[start]

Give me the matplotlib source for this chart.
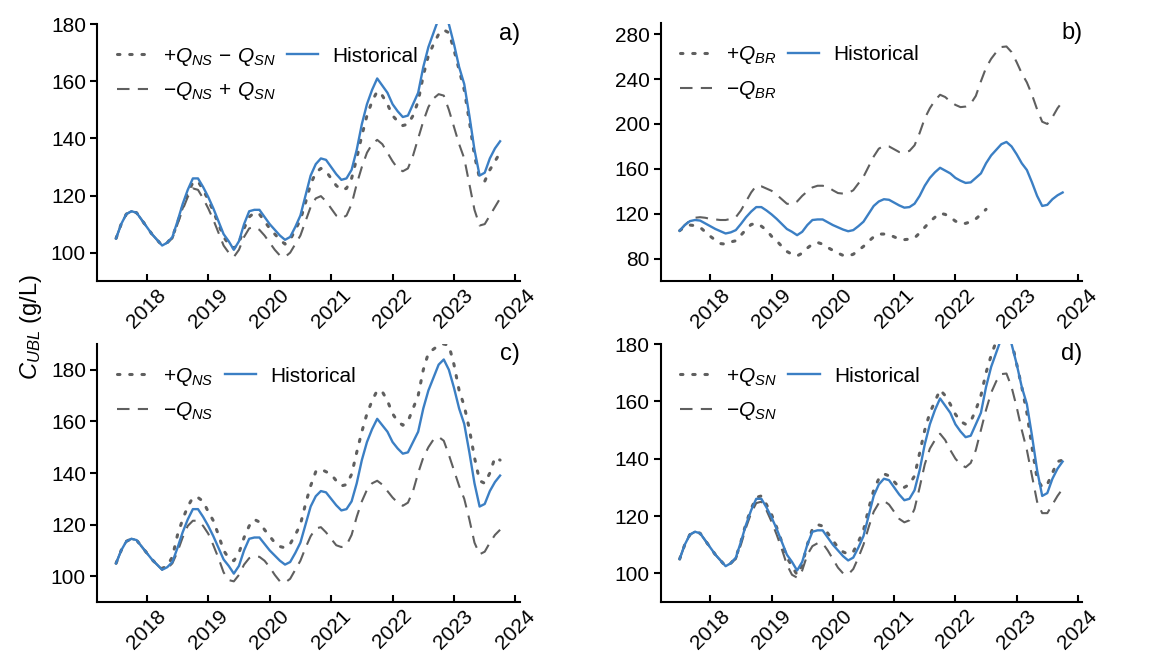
import numpy as np
import matplotlib
matplotlib.use('Agg')
import matplotlib.pyplot as plt

plt.rcParams['font.family'] = ['Liberation Sans', 'DejaVu Sans']
plt.rcParams['mathtext.fontset'] = 'custom'
plt.rcParams['mathtext.rm'] = 'Liberation Sans'
plt.rcParams['mathtext.it'] = 'Liberation Sans:italic'
plt.rcParams['font.size'] = 15

# monthly time axis, decimal years
t = 2017.5 + np.arange(76) / 12

hist = [105, 110, 113.5, 114.5, 114, 111.5, 109, 106.5, 104.5, 102.5, 103.5, 105.5,
        111, 117, 122, 126, 126, 123, 119.5, 115.5, 111, 106.5, 104, 101,
        104, 110, 114.5, 115, 115, 112.5, 110, 108, 106, 104.5, 105.5, 109,
        113, 120, 127, 131, 133, 132.5, 130, 127.5, 125.5, 126, 129, 136,
        145, 152, 157, 161, 158.5, 156, 152, 149.5, 147.5, 148, 152, 156,
        165, 172, 177, 182, 184, 180, 173, 165, 159, 148, 136, 127,
        128, 133, 136.5, 139]

# a) +Q_NS - Q_SN / -Q_NS + Q_SN
a_plus = [105, 110, 113.5, 114.5, 114, 111.5, 109, 106.5, 104.5, 102.5, 103.5, 105.5,
          110.5, 116, 121, 124.5, 125, 122, 118.5, 114.5, 110, 105.5, 103, 101.5,
          103.5, 108.5, 112.5, 114, 113.5, 111, 108.5, 106.5, 104.5, 103, 104.5, 108,
          111.5, 117.5, 124, 128, 129.5, 128.5, 126, 123.5, 122, 122.5, 126, 133,
          141, 148, 153, 156.5, 155, 152, 148, 146, 144.5, 145, 148, 153,
          162, 169, 173, 176.5, 178, 177, 171, 164, 157, 146, 134, 126,
          125, 129, 132, 135]
a_minus = [105, 110, 113.5, 114.5, 114, 111.5, 109, 106.5, 104.5, 102.5, 103.5, 105,
           110, 115, 119.5, 122.5, 122, 119, 115.5, 111.5, 107, 102.5, 100, 98.5,
           101, 105.5, 108.5, 109, 108, 106, 103.5, 101, 99, 98.5, 100, 103,
           106, 111, 116, 119, 119.8, 118, 115.5, 113, 112, 113, 117, 124,
           130, 135, 138, 139.5, 138, 135, 132, 129.5, 128.5, 129.5, 134, 140,
           146, 151, 154, 155.5, 155, 150, 144, 138, 133, 124, 115, 109.5,
           110, 113, 116, 119]

# b) +Q_BR / -Q_BR
b_plus = [105, 108.5, 110, 109.5, 108, 104, 100, 96.5, 93.5, 93, 95, 96,
          101, 106, 110.5, 111.5, 109, 105.5, 100, 96, 91, 86.5, 84, 82.5,
          85, 89.5, 93, 94.5, 93, 90, 87.5, 85, 83, 82.5, 84, 87.5,
          91, 95.5, 99.5, 102, 102, 101.5, 99.5, 97.5, 97, 97.5, 98.5, 103,
          108, 113, 117, 120.5, 119.5, 117, 113.5, 111.5, 111.5, 113, 115.5, 119.5,
          124, np.nan, np.nan, np.nan, np.nan, np.nan, np.nan, np.nan, np.nan, np.nan, np.nan, np.nan,
          np.nan, np.nan, np.nan, np.nan]
b_minus = [105, 110, 114, 116.5, 117, 116.5, 115.5, 115, 114.5, 114.5, 115.5, 117,
           123, 131, 139, 145, 144.5, 142.5, 140.5, 137, 133, 129, 128.5, 131,
           136, 140, 143.5, 145, 145, 144, 141, 138.5, 138, 138.5, 141, 147,
           153, 162, 171, 178, 180.5, 180, 177.5, 175, 175, 176, 181, 192,
           205, 214, 221, 226, 224, 220, 217, 215, 215.5, 218, 225, 238,
           250, 258, 264, 268.5, 269, 264, 255, 245, 237, 226, 213, 202,
           200, 206, 214, 220]

# c) +Q_NS / -Q_NS
c_plus = [105, 110, 113.5, 114.5, 114, 111.5, 109, 106.5, 104.5, 103, 104, 107.5,
          116, 122, 127, 130.5, 130.5, 129, 125, 121.5, 116, 110, 107, 106,
          109, 115, 119.5, 122, 121, 118, 115.5, 113, 111.5, 111, 112.5, 116,
          120, 128, 135, 140.5, 141.5, 140.5, 139.5, 137, 135, 135.5, 139.5, 148,
          156, 163, 168, 172, 171.5, 168, 163, 160, 158.5, 160, 165, 170,
          180, 186.5, 188, 189.5, 190, 189.5, 182, 172, 166, 157, 146, 137,
          136, 140, 146, 145]
c_minus = [105, 110, 113.5, 114.5, 114, 111.5, 109, 106.5, 104.5, 102.5, 103, 105,
           109.5, 115, 119.5, 121.5, 121.5, 119.5, 116.5, 112, 107, 101.5, 98.5, 98,
           100.5, 104.5, 107, 107.8, 107.5, 106, 103.5, 100.5, 98, 97.5, 99, 102.5,
           106, 111, 115.5, 118.5, 119, 117, 114.5, 112, 111.3, 112, 116, 123,
           129, 133.5, 136, 137, 135.5, 133, 130.5, 128.5, 127.3, 128.5, 133, 140,
           146, 150, 153, 154, 152.5, 147, 141, 135, 130, 122, 113, 108.5,
           109.5, 113, 116, 118]

# d) +Q_SN / -Q_SN
d_plus = [105, 110, 113.5, 114.5, 114, 111.5, 109, 106.5, 104.5, 102.5, 103.5, 105.5,
          111, 117.5, 122.5, 126.5, 127, 124, 120.5, 116, 111, 105.5, 102.5, 99.5,
          103, 110, 115.5, 117, 116.5, 114, 111.5, 109, 107.5, 106.7, 107.5, 111,
          115, 122.5, 129, 133, 134.7, 134, 132, 130, 130, 131, 134, 142,
          150, 156, 160, 164, 162, 159, 155.5, 153, 152, 153, 157, 162,
          170, 176, 181, 185, 185, 181, 173, 165, 156, 144, 133, 130,
          131, 135, 139, 139.5]
d_minus = [105, 110, 113.5, 114.5, 114, 111.5, 109, 106.5, 104.5, 102.5, 103.5, 105,
           110, 116, 121, 124.5, 125, 122, 118, 113.5, 108.5, 103, 99.5, 98.5,
           101, 106.5, 109.5, 110.5, 110.5, 108, 105, 102, 100, 99.6, 101.5, 105.5,
           110, 116, 121.5, 124.5, 125.3, 124, 121.5, 119, 117.8, 118.5, 122.5, 130,
           138, 143.5, 146.5, 148.7, 146.5, 143, 140, 138, 137, 138.5, 143, 150,
           157, 163, 167, 169.5, 169.7, 165, 158, 150, 143, 134, 125, 121,
           121, 124, 127, 129.5]

panels = [
    ('a)', a_plus, a_minus, r'$+Q_{NS}\,-\,Q_{SN}$', r'$-Q_{NS}\,+\,Q_{SN}$', (90, 180), [100, 120, 140, 160, 180]),
    ('b)', b_plus, b_minus, r'$+Q_{BR}$', r'$-Q_{BR}$', (60, 290), [80, 120, 160, 200, 240, 280]),
    ('c)', c_plus, c_minus, r'$+Q_{NS}$', r'$-Q_{NS}$', (90, 190), [100, 120, 140, 160, 180]),
    ('d)', d_plus, d_minus, r'$+Q_{SN}$', r'$-Q_{SN}$', (90, 180), [100, 120, 140, 160, 180]),
]

boxes = [
    [0.084, 0.570, 0.366, 0.393],
    [0.572, 0.570, 0.365, 0.395],
    [0.084, 0.0795, 0.366, 0.3945],
    [0.572, 0.0795, 0.365, 0.3945],
]

blue = '#3b7fc4'
grey = '#5f5f5f'

fig = plt.figure(figsize=(11.55, 6.54), dpi=100)

for (tag, plus, minus, lp, lm, ylim, yt), box in zip(panels, boxes):
    ax = fig.add_axes(box)
    l1, = ax.plot(t, plus, color=grey, lw=2.2, linestyle=(0, (0.8, 3.2)),
                  dash_capstyle='round', label=lp)
    l2, = ax.plot(t, minus, color=grey, lw=1.5, linestyle=(0, (6, 4)), label=lm)
    l3, = ax.plot(t, hist, color=blue, lw=1.7, label='Historical')

    ax.set_xlim(2017.19, 2024.07)
    ax.set_ylim(*ylim)
    ax.set_yticks(yt)
    ax.set_xticks(range(2018, 2025))
    ax.set_xticklabels([str(y) for y in range(2018, 2025)], rotation=45)
    ax.tick_params(axis='x', direction='in', length=5, width=1.5, pad=3)
    ax.tick_params(axis='y', direction='out', length=5, width=1.5, pad=3)
    ax.spines['top'].set_visible(False)
    ax.spines['right'].set_visible(False)
    for s in ('left', 'bottom'):
        ax.spines[s].set_linewidth(1.5)

    ax.legend(handles=[l1, l2, l3], ncol=2, loc='upper left', frameon=False,
              bbox_to_anchor=(0.017, 0.965), borderaxespad=0.2, handlelength=1.5,
              handletextpad=0.7, columnspacing=0.55, labelspacing=0.6, fontsize=15)
    ax.text(1.0, 0.96, tag, transform=ax.transAxes, ha='right', va='center', fontsize=17)

fig.text(0.027, 0.5, r'$C_{UBL}$ (g/L)', rotation=90, ha='center', va='center', fontsize=17)

fig.savefig('out.png', dpi=100)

[end]

Reproduce exactly the run of lines that opens the listing and closes with the line holding "110, 113, 116, 119]". Pictures are excluded.

Give me the matplotlib source for this chart.
import numpy as np
import matplotlib
matplotlib.use('Agg')
import matplotlib.pyplot as plt

plt.rcParams['font.family'] = ['Liberation Sans', 'DejaVu Sans']
plt.rcParams['mathtext.fontset'] = 'custom'
plt.rcParams['mathtext.rm'] = 'Liberation Sans'
plt.rcParams['mathtext.it'] = 'Liberation Sans:italic'
plt.rcParams['font.size'] = 15

# monthly time axis, decimal years
t = 2017.5 + np.arange(76) / 12

hist = [105, 110, 113.5, 114.5, 114, 111.5, 109, 106.5, 104.5, 102.5, 103.5, 105.5,
        111, 117, 122, 126, 126, 123, 119.5, 115.5, 111, 106.5, 104, 101,
        104, 110, 114.5, 115, 115, 112.5, 110, 108, 106, 104.5, 105.5, 109,
        113, 120, 127, 131, 133, 132.5, 130, 127.5, 125.5, 126, 129, 136,
        145, 152, 157, 161, 158.5, 156, 152, 149.5, 147.5, 148, 152, 156,
        165, 172, 177, 182, 184, 180, 173, 165, 159, 148, 136, 127,
        128, 133, 136.5, 139]

# a) +Q_NS - Q_SN / -Q_NS + Q_SN
a_plus = [105, 110, 113.5, 114.5, 114, 111.5, 109, 106.5, 104.5, 102.5, 103.5, 105.5,
          110.5, 116, 121, 124.5, 125, 122, 118.5, 114.5, 110, 105.5, 103, 101.5,
          103.5, 108.5, 112.5, 114, 113.5, 111, 108.5, 106.5, 104.5, 103, 104.5, 108,
          111.5, 117.5, 124, 128, 129.5, 128.5, 126, 123.5, 122, 122.5, 126, 133,
          141, 148, 153, 156.5, 155, 152, 148, 146, 144.5, 145, 148, 153,
          162, 169, 173, 176.5, 178, 177, 171, 164, 157, 146, 134, 126,
          125, 129, 132, 135]
a_minus = [105, 110, 113.5, 114.5, 114, 111.5, 109, 106.5, 104.5, 102.5, 103.5, 105,
           110, 115, 119.5, 122.5, 122, 119, 115.5, 111.5, 107, 102.5, 100, 98.5,
           101, 105.5, 108.5, 109, 108, 106, 103.5, 101, 99, 98.5, 100, 103,
           106, 111, 116, 119, 119.8, 118, 115.5, 113, 112, 113, 117, 124,
           130, 135, 138, 139.5, 138, 135, 132, 129.5, 128.5, 129.5, 134, 140,
           146, 151, 154, 155.5, 155, 150, 144, 138, 133, 124, 115, 109.5,
           110, 113, 116, 119]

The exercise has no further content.